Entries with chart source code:
------------------------------------------------------------------------

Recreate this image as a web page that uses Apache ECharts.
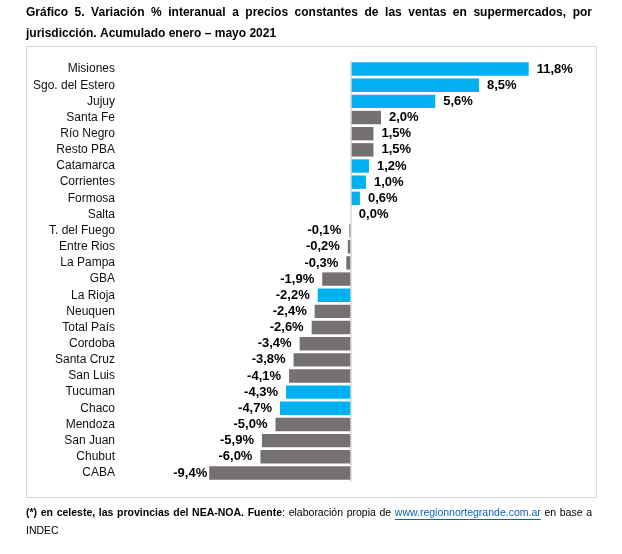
<!DOCTYPE html>
<html>
<head>
<meta charset="utf-8">
<script src="https://cdn.jsdelivr.net/npm/echarts@6/dist/echarts.min.js"></script>
<style>
  html, body { margin: 0; padding: 0; background: #fff; }
  #chart { width: 622px; height: 554px; }
</style>
</head>
<body>
<div id="chart"></div>
<script>
// Variación % interanual ventas en supermercados por jurisdicción (ene–may 2021)

const categories = [
  'Misiones', 'Sgo. del Estero', 'Jujuy', 'Santa Fe', 'Río Negro', 'Resto PBA',
  'Catamarca', 'Corrientes', 'Formosa', 'Salta', 'T. del Fuego', 'Entre Rios',
  'La Pampa', 'GBA', 'La Rioja', 'Neuquen', 'Total País', 'Cordoba',
  'Santa Cruz', 'San Luis', 'Tucuman', 'Chaco', 'Mendoza', 'San Juan',
  'Chubut', 'CABA'
];

const values = [
  11.8, 8.5, 5.6, 2.0, 1.5, 1.5,
  1.2, 1.0, 0.6, 0.0, -0.1, -0.2,
  -0.3, -1.9, -2.2, -2.4, -2.6, -3.4,
  -3.8, -4.1, -4.3, -4.7, -5.0, -5.9,
  -6.0, -9.4
];

// true = provincia del NEA-NOA (celeste)
const neaNoa = [
  true, true, true, false, false, false,
  true, true, true, true, false, false,
  false, false, true, false, false, false,
  false, false, true, true, false, false,
  false, false
];

const CELESTE = '#00B0F0';
const GRIS = '#767171';
const FONT = '"Liberation Sans", Arial, sans-serif';

// --- text helpers (justified lines like the source document) ---
const ctx = document.createElement('canvas').getContext('2d');
function measure(text, font) { ctx.font = font; return ctx.measureText(text).width; }

const STYLES = {
  tb: { font: 'bold 12px ' + FONT, fill: '#000' },
  b:  { font: 'bold 10.5px ' + FONT, fill: '#000' },
  r:  { font: '10.5px ' + FONT, fill: '#000' },
  link: { font: '10.5px ' + FONT, fill: '#0563C1', underline: true },
};

// runs -> words (each word is a list of pieces), glue joins to previous word
function toWords(runs) {
  const words = [];
  runs.forEach(run => {
    run.t.split(' ').forEach((w, i) => {
      const piece = { t: w, st: STYLES[run.s] };
      if (i === 0 && run.glue && words.length) words[words.length - 1].push(piece);
      else words.push([piece]);
    });
  });
  return words;
}

function lineElements(runs, x0, x1, y, justify) {
  const words = toWords(runs);
  const wWidths = words.map(w => w.reduce((a, p) => a + measure(p.t, p.st.font), 0));
  const total = wWidths.reduce((a, b) => a + b, 0);
  const space = measure(' ', words[0][0].st.font);
  const gap = justify ? (x1 - x0 - total) / (words.length - 1) : space;
  const els = [];
  let x = x0;
  words.forEach(w => {
    w.forEach(p => {
      const pw = measure(p.t, p.st.font);
      els.push({
        type: 'text', silent: true,
        style: { text: p.t, x: x, y: y, font: p.st.font, fill: p.st.fill, verticalAlign: 'middle' }
      });
      if (p.st.underline) {
        els.push({
          type: 'line', silent: true,
          shape: { x1: x, y1: y + 6.5, x2: x + pw, y2: y + 6.5 },
          style: { stroke: p.st.fill, lineWidth: 1 }
        });
      }
      x += pw;
    });
    x += gap;
  });
  return els;
}

const fmt = v => v.toFixed(1).replace('.', ',') + '%';

const minValue = Math.min(...values);
const seriesData = values.map((v, i) => ({
  value: v,
  itemStyle: { color: neaNoa[i] ? CELESTE : GRIS },
  // the longest negative bar has its label tight against the bar
  label: { position: v < 0 ? 'left' : 'right', distance: v === minValue ? 2 : 8 }
}));

const graphics = [
  {
    type: 'rect', silent: true, z: -1,
    shape: { x: 26.5, y: 46.5, width: 570, height: 451 },
    style: { fill: 'none', stroke: '#d9d9d9', lineWidth: 1 }
  },
  ...lineElements([{ t: 'Gráfico 5. Variación % interanual a precios constantes de las ventas en supermercados, por', s: 'tb' }], 26, 592, 13, true),
  ...lineElements([{ t: 'jurisdicción. Acumulado enero – mayo 2021', s: 'tb' }], 26, 592, 34, false),
  ...lineElements([
    { t: '(*) en celeste, las provincias del NEA-NOA. Fuente', s: 'b' },
    { t: ': elaboración propia de', s: 'r', glue: true },
    { t: 'www.regionnortegrande.com.ar', s: 'link' },
    { t: 'en base a', s: 'r' }
  ], 26, 592, 513, true),
  ...lineElements([{ t: 'INDEC', s: 'r' }], 26, 592, 531, false),
];

const chart = echarts.init(document.getElementById('chart'), null, { renderer: 'canvas' });

chart.setOption({
  animation: false,
  textStyle: { fontFamily: FONT },
  grid: { left: 170, right: 30, top: 61, height: 420 },
  xAxis: {
    type: 'value',
    min: -12,
    max: 16,
    show: false,
  },
  yAxis: {
    type: 'category',
    data: categories,
    inverse: true,
    axisLine: { show: false },
    axisTick: { show: false },
    axisLabel: { color: '#111', fontSize: 12, fontFamily: FONT, margin: 55 },
  },
  series: [{
    type: 'bar',
    data: seriesData,
    barCategoryGap: '17%',
    label: {
      show: true,
      color: '#000',
      fontSize: 13,
      fontWeight: 'bold',
      fontFamily: FONT,
      formatter: p => fmt(p.value),
    },
    markLine: {
      silent: true,
      symbol: 'none',
      label: { show: false },
      lineStyle: { color: '#d9d9d9', type: 'solid', width: 1.5 },
      data: [{ xAxis: 0 }],
    },
  }],
  graphic: graphics,
});

window.addEventListener('resize', () => chart.resize());
</script>
</body>
</html>
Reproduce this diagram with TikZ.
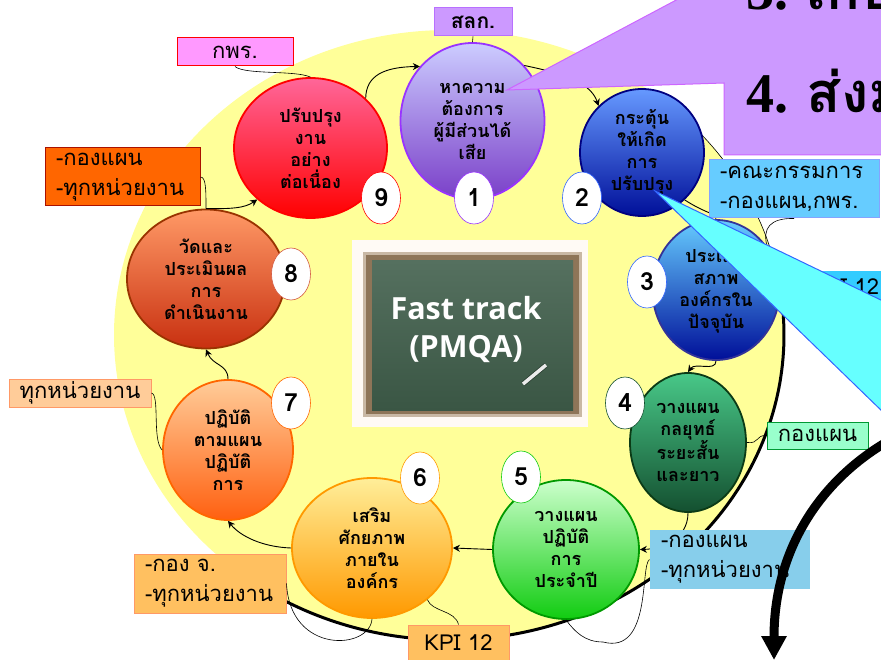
\documentclass[tikz,border=0pt]{standalone}
\usepackage{fontspec}
\usetikzlibrary{shapes.geometric,arrows.meta}
\newfontfamily\thaifont[Script=Thai]{Loma}
\newfontfamily\latinbold{Open Sans}
\newfontfamily\serifbig{Liberation Serif}
\definecolor{yel}{HTML}{FFFF99}
\definecolor{ca}{HTML}{CCCCFF}\definecolor{cb}{HTML}{7A3FC8}\definecolor{cc}{HTML}{9933FF}
\definecolor{da}{HTML}{6699FF}\definecolor{db}{HTML}{000F99}\definecolor{dc}{HTML}{000080}
\definecolor{ea}{HTML}{66CCFF}\definecolor{eb}{HTML}{000F99}\definecolor{ec}{HTML}{333399}
\definecolor{fa}{HTML}{48C888}\definecolor{fb}{HTML}{145030}\definecolor{fc}{HTML}{0B3B16}
\definecolor{ga}{HTML}{CCFFCC}\definecolor{gb}{HTML}{11CC11}\definecolor{gc}{HTML}{009900}
\definecolor{ha}{HTML}{FFEE99}\definecolor{hb}{HTML}{FF9900}\definecolor{hc}{HTML}{FF9900}
\definecolor{ia}{HTML}{FFCC99}\definecolor{ib}{HTML}{FF6010}\definecolor{ic}{HTML}{FF6600}
\definecolor{ja}{HTML}{FF9966}\definecolor{jb}{HTML}{C83010}\definecolor{jc}{HTML}{993300}
\definecolor{ka}{HTML}{FF6699}\definecolor{kb}{HTML}{FF0000}\definecolor{kc}{HTML}{FF0000}
\definecolor{purp}{HTML}{CC99FF}\definecolor{purpl}{HTML}{CC66FF}
\definecolor{cyn}{HTML}{66FFFF}\definecolor{cynl}{HTML}{3366FF}
\definecolor{tagp}{HTML}{FF99FF}\definecolor{tago}{HTML}{FF6600}\definecolor{tagob}{HTML}{AA1100}
\definecolor{tagk}{HTML}{33CCFF}\definecolor{tagg}{HTML}{99FFCC}\definecolor{taggb}{HTML}{009933}
\definecolor{tagb}{HTML}{87CEEB}\definecolor{tagy}{HTML}{FFC060}\definecolor{tagyb}{HTML}{FF9966}
\definecolor{tagl}{HTML}{FFCC99}
\definecolor{boardtop}{HTML}{55705F}\definecolor{boardbot}{HTML}{3A5644}
\definecolor{frameb}{HTML}{8E7558}\definecolor{framel}{HTML}{C9B8A4}
\tikzset{
  x=1pt,y=-1pt,
  stage/.style={ellipse,inner sep=0pt,line width=1.8pt,align=center,text=black,
    font=\thaifont\bfseries\fontsize{18}{22}\selectfont},
  badge/.style={ellipse,draw,fill=white,inner sep=0pt,minimum width=39pt,minimum height=52pt,line width=.6pt,
    font=\thaifont\bfseries\fontsize{25}{26}\selectfont},
  tag/.style={rectangle,inner sep=0pt,line width=1pt,font=\thaifont\fontsize{22}{30}\selectfont,align=center},
  tagleft/.style={tag,align=left,inner xsep=11pt},
  link/.style={line width=.9pt,-{Stealth[length=7pt,width=7pt]}},
  thinl/.style={line width=.6pt},
}
\begin{document}
\begin{tikzpicture}
\useasboundingbox (0,0) rectangle (881,660);
\begin{scope}
\clip (0,0) rectangle (881,660);
% yellow disc
\fill[yel] (449,335) ellipse [x radius=335,y radius=305];
\draw[line width=.6pt] plot[domain=-47:-15,samples=30] ({449+335*cos(\x)},{335+305*sin(\x)});
\draw[line width=3pt] plot[domain=-16:119,samples=120] ({449+335*cos(\x)},{335+305*sin(\x)});
\draw[line width=.3pt,gray] plot[domain=119:131,samples=20] ({449+335*cos(\x)},{335+305*sin(\x)});

% stages
\node[stage,draw=cc,top color=ca,bottom color=cb,minimum width=144pt,minimum height=156pt] (n1) at (472.5,121) {หาความ\\ต้องการ\\ผู้มีส่วนได้\\เสีย};
\node[stage,draw=dc,top color=da,bottom color=db,minimum width=124pt,minimum height=127pt] (n2) at (642,152.5) {กระตุ้น\\ให้เกิด\\การ\\ปรับปรุง};
\node[stage,draw=ec,top color=ea,bottom color=eb,minimum width=127pt,minimum height=140pt] (n3) at (716,290) {ประเมิน\\สภาพ\\องค์กรใน\\ปัจจุบัน};
\node[stage,draw=fc,top color=fa,bottom color=fb,minimum width=116pt,minimum height=139pt] (n4) at (688,442.5) {วางแผน\\กลยุทธ์\\ระยะสั้น\\และยาว};
\node[stage,draw=gc,top color=ga,bottom color=gb,minimum width=146pt,minimum height=139pt] (n5) at (566,549.5) {วางแผน\\ปฏิบัติ\\การ\\ประจำปี};
\node[stage,draw=hc,top color=ha,bottom color=hb,minimum width=160pt,minimum height=140pt] (n6) at (372,548) {เสริม\\ศักยภาพ\\ภายใน\\องค์กร};
\node[stage,draw=ic,top color=ia,bottom color=ib,minimum width=130pt,minimum height=140pt] (n7) at (228,450) {ปฏิบัติ\\ตามแผน\\ปฏิบัติ\\การ};
\node[stage,draw=jc,top color=ja,bottom color=jb,minimum width=158pt,minimum height=139pt] (n8) at (206,279) {วัดและ\\ประเมินผล\\การ\\ดำเนินงาน};
\node[stage,draw=kc,top color=ka,bottom color=kb,minimum width=153pt,minimum height=140pt] (n9) at (310.5,148) {ปรับปรุง\\งาน\\อย่าง\\ต่อเนื่อง};

% badges
\node[badge,draw=cc] (b1) at (474,198) {1};
\node[badge,draw=cynl] (b2) at (582,198) {2};
\node[badge,draw=cynl] (b3) at (647,282) {3};
\node[badge,draw=fb] (b4) at (625,403) {4};
\node[badge,draw=gb] (b5) at (521,477) {5};
\node[badge,draw=hb] (b6) at (420,478) {6};
\node[badge,draw=ic] (b7) at (291,403) {7};
\node[badge,draw=jb!80!white] (b8) at (291,274) {8};
\node[badge,draw=kc] (b9) at (381,198) {9};

% cycle arrows
\draw[link] (n1.47) .. controls (555,72) and (590,80) .. (n2.133);
\draw[link] (n2.-48) .. controls (700,210) and (715,215) .. (n3.90);
\draw[link] (n3.270) .. controls (716,372) and (695,362) .. (n4.90);
\draw[link] (n4.270) .. controls (688,540) and (660,549) .. (n5.0);
\draw[link] (n5.180) -- (n6.0);
\draw[link] (n6.180) .. controls (262,547) and (240,536) .. (n7.270);
\draw[link] (n7.90) .. controls (228,364) and (213,366) .. (n8.270);
\draw[link] (n8.90) .. controls (232,209) and (245,208) .. (n9.224);
\draw[link] (n9.42) .. controls (366,75) and (385,67) .. (n1.134);

% tags
\node[tag,draw=cc!70!white,fill=purp,minimum width=78pt,minimum height=28pt,font=\thaifont\bfseries\fontsize{21}{30}\selectfont] (t1) at (473,22) {สลก.};
\node[tag,draw=red,fill=tagp,minimum width=116pt,minimum height=28pt] (t9) at (235,52) {กพร.};
\node[tagleft,draw=tagob,fill=tago,text width=133pt,minimum height=58pt] (t8) at (122.5,177) {-กองแผน\\-ทุกหน่วยงาน};
\node[tagleft,draw=cynl!60!white,fill=ea,text width=148pt,minimum height=58pt] (t2) at (794,189) {-คณะกรรมการ\\-กองแผน,กพร.};
\node[tag,fill=tagk,minimum width=110pt,minimum height=32pt] (t3) at (845,287) {KPI 12};
\node[tag,draw=taggb,fill=tagg,minimum width=101pt,minimum height=27pt] (t4) at (817.5,435.5) {กองแผน};
\node[tagleft,fill=tagb,text width=138pt,minimum height=59pt] (t5) at (730,559.5) {-กองแผน\\-ทุกหน่วยงาน};
\node[tag,draw=tagyb,fill=tagy,minimum width=101pt,minimum height=36pt] (t6b) at (458.5,643) {KPI 12};
\node[tagleft,draw=tagyb,fill=tagy,text width=130pt,minimum height=59pt] (t6) at (210,583.5) {-กอง จ.\\-ทุกหน่วยงาน};
\node[tag,draw=tagyb,fill=tagl,minimum width=142pt,minimum height=28pt] (t7) at (80,393) {ทุกหน่วยงาน};

% tag links
\draw[thinl] (t1.south) -- (n1.north);
\draw[thinl] (t9.south) .. controls (245,75) and (295,70) .. (n9.north);
\draw[thinl] (t8.east) .. controls (206,177) and (206,190) .. (n8.north);
\draw[thinl] (t2.south) .. controls (770,218) and (762,228) .. (n3.40);
\draw[thinl] (t4.west) .. controls (755,435) and (760,444) .. (n4.0);
\draw[thinl] (t5.west) .. controls (640,565) and (652,655) .. (603,642) .. controls (585,642) and (575,632) .. (n5.270);
\draw[thinl] (t7.east) .. controls (160,395) and (152,440) .. (n7.180);
\draw[thinl] (t6.east) .. controls (290,655) and (370,650) .. (n6.270);
\draw[thinl] (n6.-43) .. controls (432,612) and (455,610) .. (t6b.north);

% callouts
\fill[purp] (507,90) -- (680,-2) -- (885,-2) -- (885,155) -- (724,155) -- (724,83) -- cycle;
\draw[purpl,line width=1pt] (680,-2) -- (507,90) -- (724,83) -- (724,155) -- (885,155);
\node[anchor=base west,inner sep=0pt,font=\serifbig\bfseries\fontsize{56}{60}\selectfont] (q3) at (746,10) {3. {\thaifont เก็บ}};
\node[anchor=base west,inner sep=0pt,font=\serifbig\bfseries\fontsize{56}{60}\selectfont] (q4) at (746,113) {4. {\thaifont ส่งม}};
\fill[cyn] (655,191) -- (885,302) -- (885,414) -- cycle;
\draw[cynl,line width=1pt] (885,302) -- (655,191) -- (885,414);

% blackboard
\node[rectangle,fill=orange!4!white,minimum width=236pt,minimum height=187pt,inner sep=0pt] (pic) at (470,333.5) {};
\node[rectangle,fill=frameb,draw=framel,line width=2.5pt,minimum width=216pt,minimum height=162pt,inner sep=0pt] (fr) at (472.5,334.5) {};
\node[rectangle,top color=boardtop,bottom color=boardbot,minimum width=201pt,minimum height=149pt,inner sep=0pt] (bd) at (472.5,335.5) {};
\node[text=white,font=\latinbold\bfseries\fontsize{30.5}{38}\selectfont,align=center,inner sep=0pt] (ft) at (466,330) {Fast track\\(PMQA)};
\coordinate (ch1) at (523,384);\coordinate (ch2) at (546,365);
\draw[boardbot!70!black,line width=5pt] (ch1) -- (ch2);
\draw[white!85!gray,line width=3.5pt] (ch1) -- (ch2);

% thick arrow
\coordinate (ta) at (890,440);\coordinate (tb) at (774,660);
\draw[line width=9pt,-{Triangle[length=24pt,width=24pt]}] (ta) .. controls (820,480) and (774,550) .. (tb);
\end{scope}
\end{tikzpicture}
\end{document}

------------------------------------------------------------------------

TASK BRIEF:
Search the lines for "this". Copy each line that has it.

EXPECTED OUTPUT:
Recreate this image as a web page that uses Apache ECharts.
Reproduce this diagram with TikZ.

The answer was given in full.